After two tries I'm somewhere in purgatory; on the third, thankfully, I'm saved.

The conical temple at Lalish, in Iraq's Kurdish mountains, is the holiest site in the Yazidi religion, a secretive sect influenced by Zoroastrianism and Sufi Islam. It is here they believe the universe began.

The Yazidis, whose numbers have dwindled to just some 500,000 and are largely concentrated in Iraq, have suffered widespread persecution throughout history.

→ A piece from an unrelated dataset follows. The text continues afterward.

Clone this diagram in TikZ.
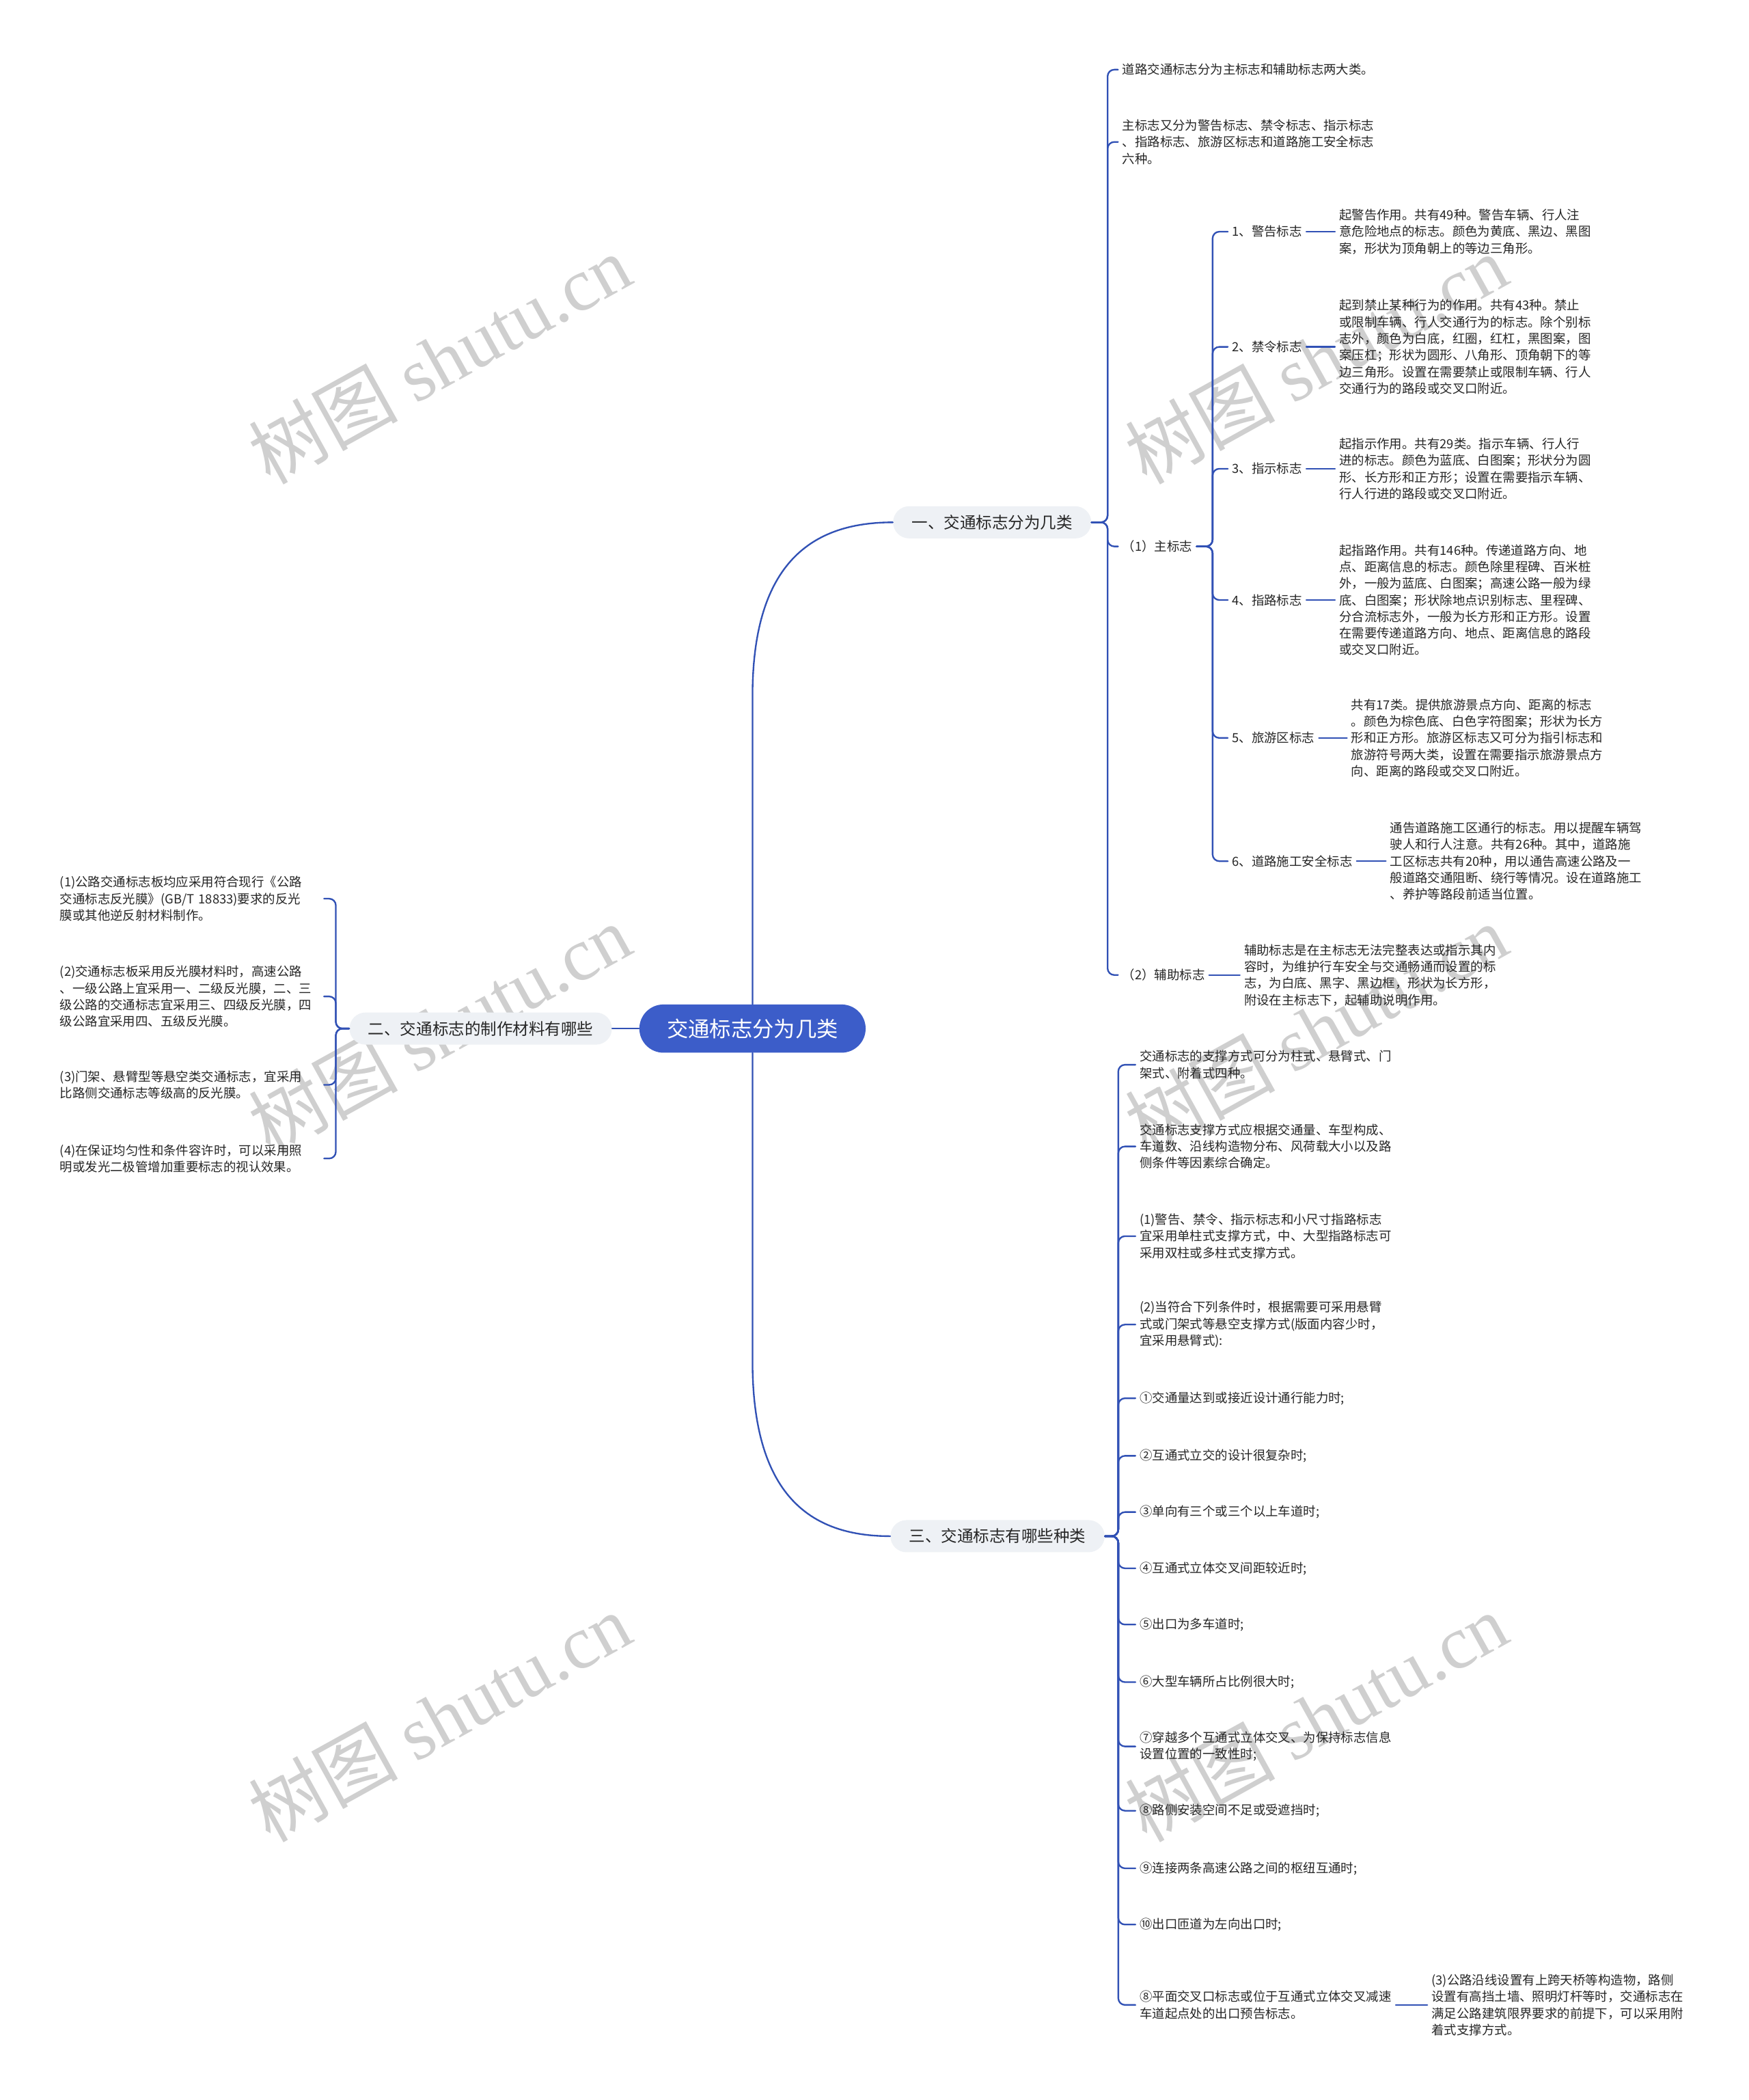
\documentclass[tikz,border=0pt]{standalone}
\usepackage{fontspec}
\setmainfont{Noto Sans CJK SC}
\newfontfamily\wmlatin{Liberation Serif}

\definecolor{linkblue}{HTML}{3151B5}
\definecolor{rootblue}{HTML}{3C5DC9}
\definecolor{branchgray}{HTML}{EEF1F5}
\definecolor{txt}{HTML}{262626}
\definecolor{wmgray}{HTML}{CFCFCF}

\begin{document}
\begin{tikzpicture}[x=1pt,y=-1pt,line cap=round,
    root/.style={rounded corners=18pt, fill=rootblue, text=white,
        font=\fontsize{16}{19}\selectfont, minimum width=169pt, minimum height=36pt},
    branch/.style={rounded corners=12pt, fill=branchgray, text=txt,
        font=\fontsize{12}{14}\selectfont, minimum height=24pt, inner xsep=14pt},
    leaf/.style={anchor=west, align=left, text=txt, inner sep=3pt,
        font=\fontsize{9.4}{12.4}\selectfont},
    leftleaf/.style={leaf, anchor=east, text width=194pt},
    link/.style={draw=linkblue, line width=1.2pt},
    hook/.style={link, rounded corners=5pt},
    watermark/.style={rotate=29, text=wmgray, font=\fontsize{56}{60}\selectfont}]

    % fix the page
    \useasboundingbox (0,0) rectangle (1306,1568);
    \fill[white] (0,0) rectangle (1306,1568);

    % draw the watermarks
    \foreach \x/\y [count=\i] in {328/268, 983/268, 328/768, 983/768, 328/1282, 983/1282}
        \node[watermark] (wm\i) at (\x,\y) {树图 {\wmlatin shutu.cn}};

    % draw the root and the three branches
    \node[root] (root) at (562,768) {交通标志分为几类};
    \node[branch] (b1) at (741,390) {一、交通标志分为几类};
    \node[branch] (b2) at (359,768) {二、交通标志的制作材料有哪些};
    \node[branch] (b3) at (745,1147) {三、交通标志有哪些种类};

    \draw[link] (root.north) -- ++(0,-230) .. controls +(0,-100) and +(-60,0) .. (b1.west);
    \draw[link] (root.south) -- ++(0,230) .. controls +(0,100) and +(-60,0) .. (b3.west);
    \draw[link] (root.west) -- (b2.east);

    % first branch
    \node[leaf] (c1) at (835,52) {道路交通标志分为主标志和辅助标志两大类。};
    \node[leaf] (c2) at (835,106) {主标志又分为警告标志、禁令标志、指示标志\\、指路标志、旅游区标志和道路施工安全标志\\六种。};
    \node[leaf] (c3) at (835,408) {（1）主标志};
    \node[leaf] (c4) at (835,728) {（2）辅助标志};
    \foreach \n in {c1,c2,c3,c4}
        \draw[hook] (b1.east) -- ++(12,0) |- (\n.west);

    % the six kinds of main signs
    \node[leaf] (s1) at (917,173) {1、警告标志};
    \node[leaf] (s2) at (917,259) {2、禁令标志};
    \node[leaf] (s3) at (917,350) {3、指示标志};
    \node[leaf] (s4) at (917,448) {4、指路标志};
    \node[leaf] (s5) at (917,551) {5、旅游区标志};
    \node[leaf] (s6) at (917,643) {6、道路施工安全标志};
    \foreach \n in {s1,s2,s3,s4,s5,s6}
        \draw[hook] (c3.east) -- ++(12,0) |- (\n.west);

    \node[leaf] (t1) at (997,173) {起警告作用。共有49种。警告车辆、行人注\\意危险地点的标志。颜色为黄底、黑边、黑图\\案，形状为顶角朝上的等边三角形。};
    \node[leaf] (t2) at (997,259) {起到禁止某种行为的作用。共有43种。禁止\\或限制车辆、行人交通行为的标志。除个别标\\志外，颜色为白底，红圈，红杠，黑图案，图\\案压杠；形状为圆形、八角形、顶角朝下的等\\边三角形。设置在需要禁止或限制车辆、行人\\交通行为的路段或交叉口附近。};
    \node[leaf] (t3) at (997,350) {起指示作用。共有29类。指示车辆、行人行\\进的标志。颜色为蓝底、白图案；形状分为圆\\形、长方形和正方形；设置在需要指示车辆、\\行人行进的路段或交叉口附近。};
    \node[leaf] (t4) at (997,448) {起指路作用。共有146种。传递道路方向、地\\点、距离信息的标志。颜色除里程碑、百米桩\\外，一般为蓝底、白图案；高速公路一般为绿\\底、白图案；形状除地点识别标志、里程碑、\\分合流标志外，一般为长方形和正方形。设置\\在需要传递道路方向、地点、距离信息的路段\\或交叉口附近。};
    \node[leaf] (t5) at (1006,551) {共有17类。提供旅游景点方向、距离的标志\\。颜色为棕色底、白色字符图案；形状为长方\\形和正方形。旅游区标志又可分为指引标志和\\旅游符号两大类，设置在需要指示旅游景点方\\向、距离的路段或交叉口附近。};
    \node[leaf] (t6) at (1035,643) {通告道路施工区通行的标志。用以提醒车辆驾\\驶人和行人注意。共有26种。其中，道路施\\工区标志共有20种，用以通告高速公路及一\\般道路交通阻断、绕行等情况。设在道路施工\\、养护等路段前适当位置。};
    \node[leaf] (u) at (926,728) {辅助标志是在主标志无法完整表达或指示其内\\容时，为维护行车安全与交通畅通而设置的标\\志，为白底、黑字、黑边框，形状为长方形，\\附设在主标志下，起辅助说明作用。};
    \foreach \a/\b in {s1/t1,s2/t2,s3/t3,s4/t4,s5/t5,s6/t6,c4/u}
        \draw[link] (\a.east) -- (\b.west);

    % second branch, on the left
    \node[leftleaf] (e1) at (242,671) {(1)公路交通标志板均应采用符合现行《公路\\交通标志反光膜》(GB/T 18833)要求的反光\\膜或其他逆反射材料制作。};
    \node[leftleaf] (e2) at (242,744) {(2)交通标志板采用反光膜材料时，高速公路\\、一级公路上宜采用一、二级反光膜，二、三\\级公路的交通标志宜采用三、四级反光膜，四\\级公路宜采用四、五级反光膜。};
    \node[leftleaf] (e3) at (242,810) {(3)门架、悬臂型等悬空类交通标志，宜采用\\比路侧交通标志等级高的反光膜。};
    \node[leftleaf] (e4) at (242,865) {(4)在保证均匀性和条件容许时，可以采用照\\明或发光二极管增加重要标志的视认效果。};
    \foreach \n in {e1,e2,e3,e4}
        \draw[hook] (b2.west) -- ++(-10,0) |- (\n.east);

    % third branch
    \node[leaf] (d1) at (848,795) {交通标志的支撑方式可分为柱式、悬臂式、门\\架式、附着式四种。};
    \node[leaf] (d2) at (848,856) {交通标志支撑方式应根据交通量、车型构成、\\车道数、沿线构造物分布、风荷载大小以及路\\侧条件等因素综合确定。};
    \node[leaf] (d3) at (848,923) {(1)警告、禁令、指示标志和小尺寸指路标志\\宜采用单柱式支撑方式，中、大型指路标志可\\采用双柱或多柱式支撑方式。};
    \node[leaf] (d4) at (848,989) {(2)当符合下列条件时，根据需要可采用悬臂\\式或门架式等悬空支撑方式(版面内容少时，\\宜采用悬臂式):};
    \node[leaf] (d5) at (848,1044) {①交通量达到或接近设计通行能力时;};
    \node[leaf] (d6) at (848,1087) {②互通式立交的设计很复杂时;};
    \node[leaf] (d7) at (848,1129) {③单向有三个或三个以上车道时;};
    \node[leaf] (d8) at (848,1171) {④互通式立体交叉间距较近时;};
    \node[leaf] (d9) at (848,1213) {⑤出口为多车道时;};
    \node[leaf] (d10) at (848,1256) {⑥大型车辆所占比例很大时;};
    \node[leaf] (d11) at (848,1304) {⑦穿越多个互通式立体交叉、为保持标志信息\\设置位置的一致性时;};
    \node[leaf] (d12) at (848,1352) {⑧路侧安装空间不足或受遮挡时;};
    \node[leaf] (d13) at (848,1395) {⑨连接两条高速公路之间的枢纽互通时;};
    \node[leaf] (d14) at (848,1437) {⑩出口匝道为左向出口时;};
    \node[leaf] (d15) at (848,1497) {⑧平面交叉口标志或位于互通式立体交叉减速\\车道起点处的出口预告标志。};
    \foreach \n in {d1,d2,d3,d4,d5,d6,d7,d8,d9,d10,d11,d12,d13,d14,d15}
        \draw[hook] (b3.east) -- ++(10,0) |- (\n.west);

    \node[leaf] (d16) at (1066,1497) {(3)公路沿线设置有上跨天桥等构造物，路侧\\设置有高挡土墙、照明灯杆等时，交通标志在\\满足公路建筑限界要求的前提下，可以采用附\\着式支撑方式。};
    \draw[link] (d15.east) -- (d16.west);

\end{tikzpicture}
\end{document}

They worship Tawuse Melek, a peacock angel, the most powerful of seven archangels which they believe God has tasked to rule the Earth. The Yazidi belief that Tawuse Malek refused to bow down to other beings, paralleling the story of Satan in the Muslim and Christian faiths, has led to them being branded as devil worshippers.

Our guide shrugs off the accusation and laughs off our other questions about the religion's more bemusing practises such as refraining from eating lettuce. One legend has it that a massacre of Yazidis took place in a lettuce field, leading to a vow never to eat lettuce again.

Unfortunately for the Yazidis, the attitude of our taxi driver in the nearby city of Dohuk remains an all too common one. "Muslims, they have Mohammed, Christians, they have Jesus, Yezidis, they have Satan," he laughs.